Le procureur Badinter accuse le criminel de guerre Poutine !

par Sylvain Rakotoarison
mercredi 3 mai 2023

« Je pense que nous ne réalisons pas assez, nous Français, qu'il y a une guerre en Europe, aujourd'hui, à deux heures d'avion de Paris. » (Robert Badinter, le 26 avril 2023 sur France Inter).
 



Lorsque j'ai évoqué la figure de Robert Badinter qui venait d'avoir 95 ans il y a un mois, j'expliquais pourquoi il était très écouté. Comme juriste, comme constitutionnaliste, comme politologue, comme pénaliste, comme historien, comme enseignant (professeur agrégé), et même comme sociologue et comme écrivain (voire dramaturge !), ses avis comptent d'autant plus dans une société française en perte de repères qu'ils sont rares et précieux.

L'ancien ministre est certes une icône un peu trop facilement affichée, haut bourgeois, sans problème d'argent, vivant dans les beaux quartiers, et il a l'humilité des très grands, qui lui a fait refuser des décorations comme la Légion d'honneur ou le Mérite.

Mais Robert Badinter est tout sauf un animal politique. S'il a eu de grandes fonctions politiques, elles n'étaient qu'octroyées par la grâce de son ami et client François Mitterrand. Il n'a jamais compris un congrès du parti socialiste (peu comprennent d'ailleurs), il n'a jamais su se rendre indispensable politiquement, il n'a jamais eu de chef, de courant, d'écurie, de lieutenants, de bras droits, de disciples... Il n'a jamais compris pourquoi la communication politique avait supplanté la politique elle-même, ni pourquoi les directeurs des instituts de sondage étaient désormais les politologues les plus interrogés.

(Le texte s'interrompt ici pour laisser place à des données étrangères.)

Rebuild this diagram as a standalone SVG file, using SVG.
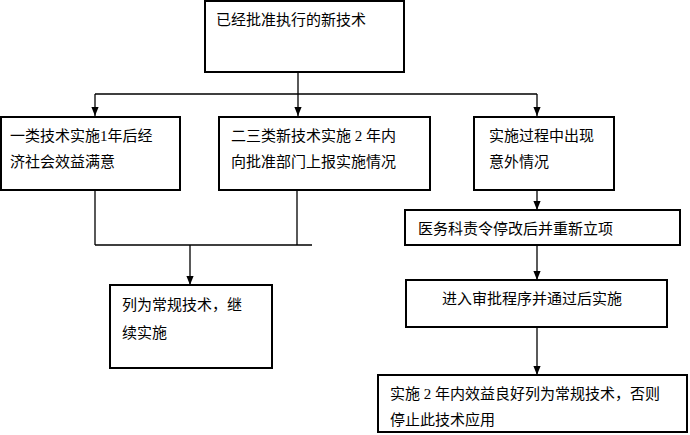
<svg xmlns="http://www.w3.org/2000/svg" width="690" height="435" viewBox="0 0 690 435">
<defs><marker id="a" viewBox="0 0 10 10" refX="10" refY="5" markerWidth="7" markerHeight="7" orient="auto"><path d="M0,1L10,5L0,9z" fill="#000"/></marker></defs>
<style>rect{fill:#fff;stroke:#000;stroke-width:2}text{font-family:"Liberation Serif","Noto Sans CJK SC",serif;font-size:15px;fill:#000}.c{stroke:#000;stroke-width:1.3;fill:none}</style>
<rect width="690" height="435" fill="#fff" style="stroke:none"/>
<g id="connectors">
<path class="c" d="M298,72V94M95,94H537"/>
<path class="c" d="M95,94V116" marker-end="url(#a)"/>
<path class="c" d="M298,94V116" marker-end="url(#a)"/>
<path class="c" d="M537,94V116" marker-end="url(#a)"/>
<path class="c" d="M95,190V245M297,190V245M95,245H312"/>
<path class="c" d="M190,245V285" marker-end="url(#a)"/>
<path class="c" d="M537,190V210" marker-end="url(#a)"/>
<path class="c" d="M537,245V280" marker-end="url(#a)"/>
<path class="c" d="M537,327V375" marker-end="url(#a)"/>
</g>
<g id="n0"><rect x="205" y="1" width="199" height="71"/><text x="216" y="25">已经批准执行的新技术</text></g>
<g id="n1"><rect x="1" y="117" width="179" height="73"/><text x="10" y="141">一类技术实施1年后经</text><text x="10" y="167">济社会效益满意</text></g>
<g id="n2"><rect x="219" y="117" width="211" height="73"/><text x="231" y="141">二三类新技术实施 2 年内</text><text x="231" y="167">向批准部门上报实施情况</text></g>
<g id="n3"><rect x="474" y="117" width="140" height="73"/><text x="489" y="141">实施过程中出现</text><text x="489" y="167">意外情况</text></g>
<g id="n4"><rect x="110" y="285" width="162" height="83"/><text x="122" y="310">列为常规技术，继</text><text x="122" y="338">续实施</text></g>
<g id="n5"><rect x="405" y="210" width="275" height="35"/><text x="418" y="234">医务科责令停改后并重新立项</text></g>
<g id="n6"><rect x="406" y="280" width="261" height="47"/><text x="442" y="304">进入审批程序并通过后实施</text></g>
<g id="n7"><rect x="378" y="375" width="309" height="57"/><text x="390" y="399">实施 2 年内效益良好列为常规技术，否则</text><text x="390" y="425">停止此技术应用</text></g>
</svg>
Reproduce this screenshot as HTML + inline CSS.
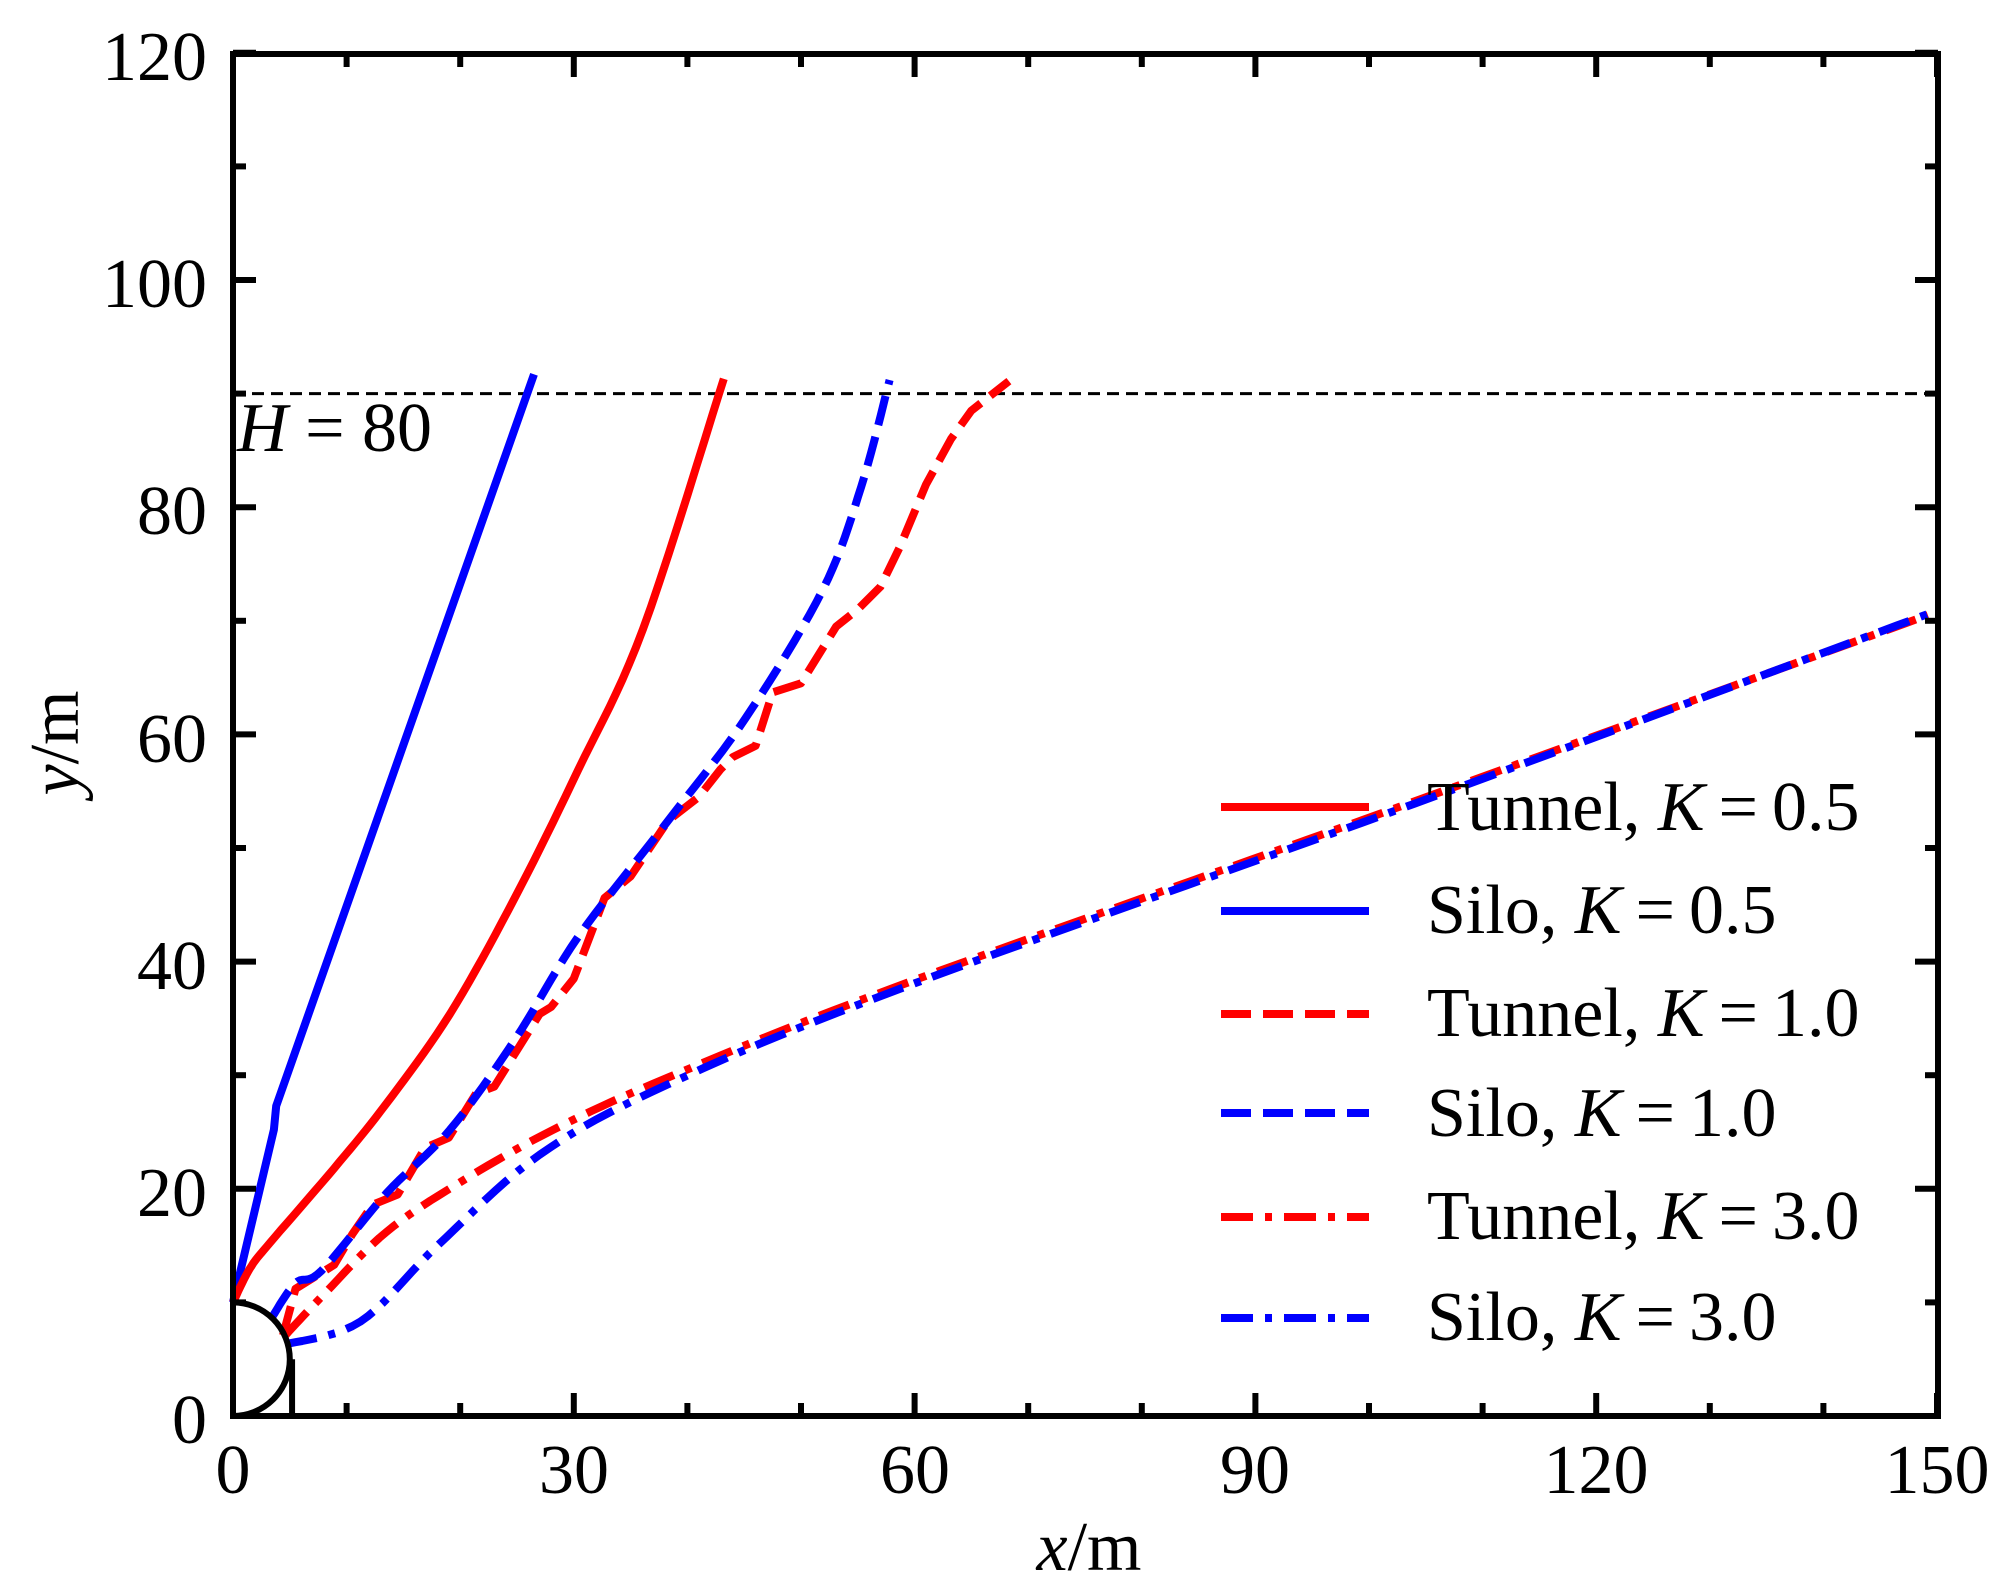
<!DOCTYPE html>
<html><head><meta charset="utf-8"><style>
html,body{margin:0;padding:0;background:#fff}
svg{display:block}
text{font-family:"Liberation Serif",serif;fill:#000}
</style></head><body>
<svg id="s" width="2015" height="1593" viewBox="0 0 2015 1593" xmlns="http://www.w3.org/2000/svg">
<g font-size="70">
<text x="207" y="80" text-anchor="end">120</text>
<text x="207" y="307" text-anchor="end">100</text>
<text x="207" y="534" text-anchor="end">80</text>
<text x="207" y="762" text-anchor="end">60</text>
<text x="207" y="989" text-anchor="end">40</text>
<text x="207" y="1216" text-anchor="end">20</text>
<text x="207" y="1443" text-anchor="end">0</text>
<text x="233" y="1493" text-anchor="middle">0</text>
<text x="574" y="1493" text-anchor="middle">30</text>
<text x="915" y="1493" text-anchor="middle">60</text>
<text x="1255" y="1493" text-anchor="middle">90</text>
<text x="1596" y="1493" text-anchor="middle">120</text>
<text x="1937" y="1493" text-anchor="middle">150</text>
<text x="1089" y="1570" text-anchor="middle"><tspan font-style="italic">x</tspan>/m</text>
<text transform="translate(78,743) rotate(-90)" text-anchor="middle"><tspan font-style="italic">y</tspan>/m</text>
<text x="237" y="451"><tspan font-style="italic">H</tspan> = 80</text>
</g>
<g id="plot"></g>
<g font-size="70">
<text x="1427" y="830">Tunnel, <tspan font-style="italic">K</tspan>&#8201;=&#8201;0.5</text>
<text x="1427" y="933">Silo, <tspan font-style="italic">K</tspan>&#8201;=&#8201;0.5</text>
<text x="1427" y="1036">Tunnel, <tspan font-style="italic">K</tspan>&#8201;=&#8201;1.0</text>
<text x="1427" y="1136">Silo, <tspan font-style="italic">K</tspan>&#8201;=&#8201;1.0</text>
<text x="1427" y="1239">Tunnel, <tspan font-style="italic">K</tspan>&#8201;=&#8201;3.0</text>
<text x="1427" y="1340">Silo, <tspan font-style="italic">K</tspan>&#8201;=&#8201;3.0</text>
</g>
</svg>
<script>
var L=233,R=1938,T=54,B=1416,S=11.36;
function X(x){return L+S*x}function Y(y){return B-S*y}
var g=document.getElementById('plot'),h='';
function pl(pts,col,da,w){h+='<polyline fill="none" stroke="'+col+'" stroke-width="'+(w||8)+'" stroke-linejoin="round"'+(da?' stroke-dasharray="'+da+'"':'')+' points="'+pts.map(function(p){return X(p[0]).toFixed(1)+','+Y(p[1]).toFixed(1)}).join(' ')+'"/>';}
function smooth(pts){var o=[];for(var i=0;i<pts.length-1;i++){var p0=pts[Math.max(i-1,0)],p1=pts[i],p2=pts[i+1],p3=pts[Math.min(i+2,pts.length-1)];for(var t=0;t<1;t+=0.1){var t2=t*t,t3=t2*t;o.push([0.5*(2*p1[0]+(-p0[0]+p2[0])*t+(2*p0[0]-5*p1[0]+4*p2[0]-p3[0])*t2+(-p0[0]+3*p1[0]-3*p2[0]+p3[0])*t3),0.5*(2*p1[1]+(-p0[1]+p2[1])*t+(2*p0[1]-5*p1[1]+4*p2[1]-p3[1])*t2+(-p0[1]+3*p1[1]-3*p2[1]+p3[1])*t3)]);}}o.push(pts[pts.length-1]);return o;}
var D='30 12',DD='32 12 7 12';
h+='<line x1="'+L+'" y1="'+Y(90)+'" x2="'+R+'" y2="'+Y(90)+'" stroke="#000" stroke-width="3" stroke-dasharray="12 7"/>';
pl([[0,10],[3.6,25.2],[3.8,27.3],[26.5,91.7]],'#00f');
pl(smooth([[0,10],[1.5,13],[3.3,15.3],[8.9,21.8],[13.5,27.5],[19.1,35.4],[24.8,45.6],[30.4,56.9],[36.1,69.3],[43.2,91.3]]),'#f00');
pl([[4.4,7.1],[5.5,11.2],[8.9,13.3],[10.5,16],[12.3,18.6],[14.5,19.5],[16.9,23.6],[19,24.5],[21.4,28.4],[23,29],[27,35.4],[28,36],[30,38.5],[32.7,45.6],[35,47.5],[38.3,52.4],[41,54.5],[42.9,56.9],[44,58],[46,59],[47.5,63.7],[50,64.5],[53.1,69.5],[55,71],[57,73],[58.7,76.5],[61,82],[63.2,86],[65,88.5],[68.3,91.1]],'#f00',D);
pl(smooth([[3.5,8.8],[5.5,11.7],[7.8,12.8],[13.5,19.6],[19.1,25.2],[24.8,33.1],[30.4,42.2],[38.3,52.4],[45.1,61.4],[51.9,72.7],[55.3,81.8],[57.8,91.2]]),'#00f',D);
pl(smooth([[4.6,7.1],[7.8,10.5],[13.5,16.2],[20.2,20.7],[28.2,25.2],[38.3,29.8],[58.7,37.9],[104,54.1],[149.2,70.5]]),'#f00',DD);
pl(smooth([[4.6,6.3],[11.2,8.3],[18,15],[27,23],[38.3,29.2],[58.7,37.6],[104,53.9],[149.2,70.6]]),'#00f',DD);
h+='<path d="M'+X(0)+','+Y(10)+' A'+(5*S)+','+(5*S)+' 0 0 1 '+X(0)+','+Y(0)+'" fill="none" stroke="#000" stroke-width="6"/>';
h+='<line x1="'+X(5.2)+'" y1="'+Y(5)+'" x2="'+X(5.2)+'" y2="'+B+'" stroke="#000" stroke-width="6"/>';
for(var v=0;v<=150;v+=10){var maj=v%30==0,len=maj?23:13,x=X(v);
h+='<line x1="'+x+'" y1="'+B+'" x2="'+x+'" y2="'+(B-len)+'" stroke="#000" stroke-width="6"/>';
h+='<line x1="'+x+'" y1="'+T+'" x2="'+x+'" y2="'+(T+len)+'" stroke="#000" stroke-width="6"/>';}
for(var v=0;v<=120;v+=10){var maj=v%20==0,len=maj?23:13,y=Y(v);
h+='<line x1="'+L+'" y1="'+y+'" x2="'+(L+len)+'" y2="'+y+'" stroke="#000" stroke-width="6"/>';
h+='<line x1="'+R+'" y1="'+y+'" x2="'+(R-len)+'" y2="'+y+'" stroke="#000" stroke-width="6"/>';}
h+='<rect x="'+L+'" y="'+T+'" width="'+(R-L)+'" height="'+(B-T)+'" fill="none" stroke="#000" stroke-width="6"/>';
var ly=[807,911,1014,1113,1217,1318],lc=['#f00','#00f','#f00','#00f','#f00','#00f'],ld=['','',D,D,DD,DD];
for(var i=0;i<6;i++){h+='<line x1="1221" y1="'+ly[i]+'" x2="1369" y2="'+ly[i]+'" stroke="'+lc[i]+'" stroke-width="8"'+(ld[i]?' stroke-dasharray="'+ld[i]+'"':'')+'/>';}
g.innerHTML=h;
</script>
</body></html>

En ce sens, il est très différent du Président actuel Emmanuel Macron, mais plus généralement de tous ceux qui recherchent le suffrage des électeurs : il ne peut pas comprendre le principe du selfie et encore moins de la personnalité politique en tant que star d'un jour, dans un lieu et un temps donnés. Il conçoit l'histoire d'abord comme une gravité.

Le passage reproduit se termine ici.